- _WHAT YOU NEED TO DO_
Leave out the pictures, then reproduce the rest of the material exactly.

- _AVAILABLE DATA_
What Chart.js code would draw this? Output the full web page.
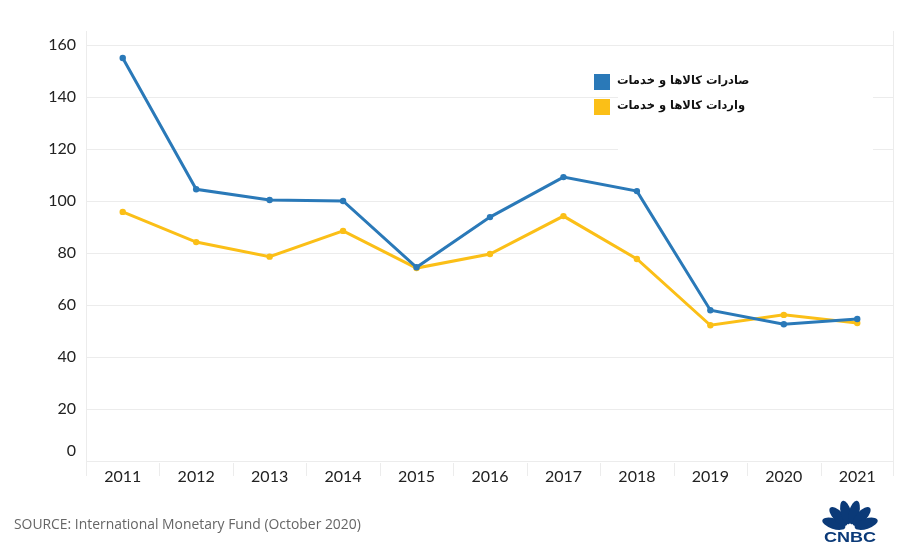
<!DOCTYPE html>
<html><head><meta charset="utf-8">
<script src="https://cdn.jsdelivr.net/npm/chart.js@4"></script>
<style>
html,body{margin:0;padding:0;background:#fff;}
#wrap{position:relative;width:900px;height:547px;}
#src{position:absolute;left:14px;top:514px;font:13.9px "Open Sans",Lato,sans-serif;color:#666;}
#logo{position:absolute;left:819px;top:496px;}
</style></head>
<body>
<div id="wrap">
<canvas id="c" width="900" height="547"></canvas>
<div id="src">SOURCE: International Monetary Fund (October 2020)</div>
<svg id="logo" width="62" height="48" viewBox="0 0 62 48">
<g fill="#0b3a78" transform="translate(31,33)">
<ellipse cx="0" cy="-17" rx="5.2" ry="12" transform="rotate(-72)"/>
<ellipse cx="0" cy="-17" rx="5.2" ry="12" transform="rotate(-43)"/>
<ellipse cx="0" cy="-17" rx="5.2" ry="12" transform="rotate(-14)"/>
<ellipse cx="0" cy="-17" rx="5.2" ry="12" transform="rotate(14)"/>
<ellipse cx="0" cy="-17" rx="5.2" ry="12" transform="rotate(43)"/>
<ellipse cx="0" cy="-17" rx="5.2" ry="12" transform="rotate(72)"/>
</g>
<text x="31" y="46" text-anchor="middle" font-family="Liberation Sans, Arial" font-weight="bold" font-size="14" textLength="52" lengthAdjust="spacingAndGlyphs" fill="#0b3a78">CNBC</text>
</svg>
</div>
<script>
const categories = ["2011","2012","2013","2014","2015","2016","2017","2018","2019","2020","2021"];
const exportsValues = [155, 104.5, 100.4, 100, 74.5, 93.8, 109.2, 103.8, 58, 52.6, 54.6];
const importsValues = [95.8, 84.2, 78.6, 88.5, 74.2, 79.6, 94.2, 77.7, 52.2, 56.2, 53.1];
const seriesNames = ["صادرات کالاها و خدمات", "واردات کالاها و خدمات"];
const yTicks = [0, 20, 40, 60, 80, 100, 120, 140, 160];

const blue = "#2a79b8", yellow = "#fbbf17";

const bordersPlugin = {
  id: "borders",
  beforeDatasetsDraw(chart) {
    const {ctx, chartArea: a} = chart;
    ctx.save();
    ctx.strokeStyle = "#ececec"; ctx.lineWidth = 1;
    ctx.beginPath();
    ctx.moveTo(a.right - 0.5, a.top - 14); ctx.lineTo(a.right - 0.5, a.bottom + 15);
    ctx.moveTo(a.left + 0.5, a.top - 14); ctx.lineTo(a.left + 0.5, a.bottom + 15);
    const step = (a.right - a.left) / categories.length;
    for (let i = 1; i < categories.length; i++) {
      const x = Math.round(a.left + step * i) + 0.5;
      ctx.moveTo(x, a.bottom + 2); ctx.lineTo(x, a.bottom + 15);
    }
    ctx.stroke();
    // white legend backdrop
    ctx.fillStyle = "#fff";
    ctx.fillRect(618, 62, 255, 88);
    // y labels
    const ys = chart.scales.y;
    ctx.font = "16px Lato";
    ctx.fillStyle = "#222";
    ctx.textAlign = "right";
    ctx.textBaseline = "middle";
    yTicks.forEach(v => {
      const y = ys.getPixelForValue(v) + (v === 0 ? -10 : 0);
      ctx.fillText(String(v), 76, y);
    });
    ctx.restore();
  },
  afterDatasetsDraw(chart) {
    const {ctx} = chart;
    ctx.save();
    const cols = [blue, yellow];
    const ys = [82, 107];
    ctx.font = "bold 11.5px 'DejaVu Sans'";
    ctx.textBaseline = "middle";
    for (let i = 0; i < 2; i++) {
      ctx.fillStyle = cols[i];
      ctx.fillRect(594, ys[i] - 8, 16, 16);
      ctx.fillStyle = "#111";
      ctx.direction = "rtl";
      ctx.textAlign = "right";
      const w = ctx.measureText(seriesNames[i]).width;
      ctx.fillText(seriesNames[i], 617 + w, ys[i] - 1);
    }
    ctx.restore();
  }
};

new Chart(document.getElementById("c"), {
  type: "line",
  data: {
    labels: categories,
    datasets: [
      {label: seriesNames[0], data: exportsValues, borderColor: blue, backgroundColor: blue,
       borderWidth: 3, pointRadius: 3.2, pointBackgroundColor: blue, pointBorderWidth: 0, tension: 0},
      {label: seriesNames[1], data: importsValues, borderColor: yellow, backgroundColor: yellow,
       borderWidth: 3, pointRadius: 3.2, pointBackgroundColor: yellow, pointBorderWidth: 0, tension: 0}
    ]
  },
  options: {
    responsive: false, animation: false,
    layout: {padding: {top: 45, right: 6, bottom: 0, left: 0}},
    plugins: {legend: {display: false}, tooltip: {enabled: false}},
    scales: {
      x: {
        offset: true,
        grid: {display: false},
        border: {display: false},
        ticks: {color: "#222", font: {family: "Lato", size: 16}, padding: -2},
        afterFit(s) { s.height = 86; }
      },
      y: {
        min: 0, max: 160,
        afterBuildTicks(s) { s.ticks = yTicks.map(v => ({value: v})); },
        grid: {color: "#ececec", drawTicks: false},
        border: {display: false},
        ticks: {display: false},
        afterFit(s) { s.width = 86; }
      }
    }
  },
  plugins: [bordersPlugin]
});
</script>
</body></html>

- _EXERCISE ANSWER_
What Chart.js code would draw this? Output the full web page.
<!DOCTYPE html>
<html><head><meta charset="utf-8">
<script src="https://cdn.jsdelivr.net/npm/chart.js@4"></script>
<style>
html,body{margin:0;padding:0;background:#fff;}
#wrap{position:relative;width:900px;height:547px;}
#src{position:absolute;left:14px;top:514px;font:13.9px "Open Sans",Lato,sans-serif;color:#666;}
#logo{position:absolute;left:819px;top:496px;}
</style></head>
<body>
<div id="wrap">
<canvas id="c" width="900" height="547"></canvas>
<div id="src">SOURCE: International Monetary Fund (October 2020)</div>
<svg id="logo" width="62" height="48" viewBox="0 0 62 48">
<g fill="#0b3a78" transform="translate(31,33)">
<ellipse cx="0" cy="-17" rx="5.2" ry="12" transform="rotate(-72)"/>
<ellipse cx="0" cy="-17" rx="5.2" ry="12" transform="rotate(-43)"/>
<ellipse cx="0" cy="-17" rx="5.2" ry="12" transform="rotate(-14)"/>
<ellipse cx="0" cy="-17" rx="5.2" ry="12" transform="rotate(14)"/>
<ellipse cx="0" cy="-17" rx="5.2" ry="12" transform="rotate(43)"/>
<ellipse cx="0" cy="-17" rx="5.2" ry="12" transform="rotate(72)"/>
</g>
<text x="31" y="46" text-anchor="middle" font-family="Liberation Sans, Arial" font-weight="bold" font-size="14" textLength="52" lengthAdjust="spacingAndGlyphs" fill="#0b3a78">CNBC</text>
</svg>
</div>
<script>
const categories = ["2011","2012","2013","2014","2015","2016","2017","2018","2019","2020","2021"];
const exportsValues = [155, 104.5, 100.4, 100, 74.5, 93.8, 109.2, 103.8, 58, 52.6, 54.6];
const importsValues = [95.8, 84.2, 78.6, 88.5, 74.2, 79.6, 94.2, 77.7, 52.2, 56.2, 53.1];
const seriesNames = ["صادرات کالاها و خدمات", "واردات کالاها و خدمات"];
const yTicks = [0, 20, 40, 60, 80, 100, 120, 140, 160];

const blue = "#2a79b8", yellow = "#fbbf17";

const bordersPlugin = {
  id: "borders",
  beforeDatasetsDraw(chart) {
    const {ctx, chartArea: a} = chart;
    ctx.save();
    ctx.strokeStyle = "#ececec"; ctx.lineWidth = 1;
    ctx.beginPath();
    ctx.moveTo(a.right - 0.5, a.top - 14); ctx.lineTo(a.right - 0.5, a.bottom + 15);
    ctx.moveTo(a.left + 0.5, a.top - 14); ctx.lineTo(a.left + 0.5, a.bottom + 15);
    const step = (a.right - a.left) / categories.length;
    for (let i = 1; i < categories.length; i++) {
      const x = Math.round(a.left + step * i) + 0.5;
      ctx.moveTo(x, a.bottom + 2); ctx.lineTo(x, a.bottom + 15);
    }
    ctx.stroke();
    // white legend backdrop
    ctx.fillStyle = "#fff";
    ctx.fillRect(618, 62, 255, 88);
    // y labels
    const ys = chart.scales.y;
    ctx.font = "16px Lato";
    ctx.fillStyle = "#222";
    ctx.textAlign = "right";
    ctx.textBaseline = "middle";
    yTicks.forEach(v => {
      const y = ys.getPixelForValue(v) + (v === 0 ? -10 : 0);
      ctx.fillText(String(v), 76, y);
    });
    ctx.restore();
  },
  afterDatasetsDraw(chart) {
    const {ctx} = chart;
    ctx.save();
    const cols = [blue, yellow];
    const ys = [82, 107];
    ctx.font = "bold 11.5px 'DejaVu Sans'";
    ctx.textBaseline = "middle";
    for (let i = 0; i < 2; i++) {
      ctx.fillStyle = cols[i];
      ctx.fillRect(594, ys[i] - 8, 16, 16);
      ctx.fillStyle = "#111";
      ctx.direction = "rtl";
      ctx.textAlign = "right";
      const w = ctx.measureText(seriesNames[i]).width;
      ctx.fillText(seriesNames[i], 617 + w, ys[i] - 1);
    }
    ctx.restore();
  }
};

new Chart(document.getElementById("c"), {
  type: "line",
  data: {
    labels: categories,
    datasets: [
      {label: seriesNames[0], data: exportsValues, borderColor: blue, backgroundColor: blue,
       borderWidth: 3, pointRadius: 3.2, pointBackgroundColor: blue, pointBorderWidth: 0, tension: 0},
      {label: seriesNames[1], data: importsValues, borderColor: yellow, backgroundColor: yellow,
       borderWidth: 3, pointRadius: 3.2, pointBackgroundColor: yellow, pointBorderWidth: 0, tension: 0}
    ]
  },
  options: {
    responsive: false, animation: false,
    layout: {padding: {top: 45, right: 6, bottom: 0, left: 0}},
    plugins: {legend: {display: false}, tooltip: {enabled: false}},
    scales: {
      x: {
        offset: true,
        grid: {display: false},
        border: {display: false},
        ticks: {color: "#222", font: {family: "Lato", size: 16}, padding: -2},
        afterFit(s) { s.height = 86; }
      },
      y: {
        min: 0, max: 160,
        afterBuildTicks(s) { s.ticks = yTicks.map(v => ({value: v})); },
        grid: {color: "#ececec", drawTicks: false},
        border: {display: false},
        ticks: {display: false},
        afterFit(s) { s.width = 86; }
      }
    }
  },
  plugins: [bordersPlugin]
});
</script>
</body></html>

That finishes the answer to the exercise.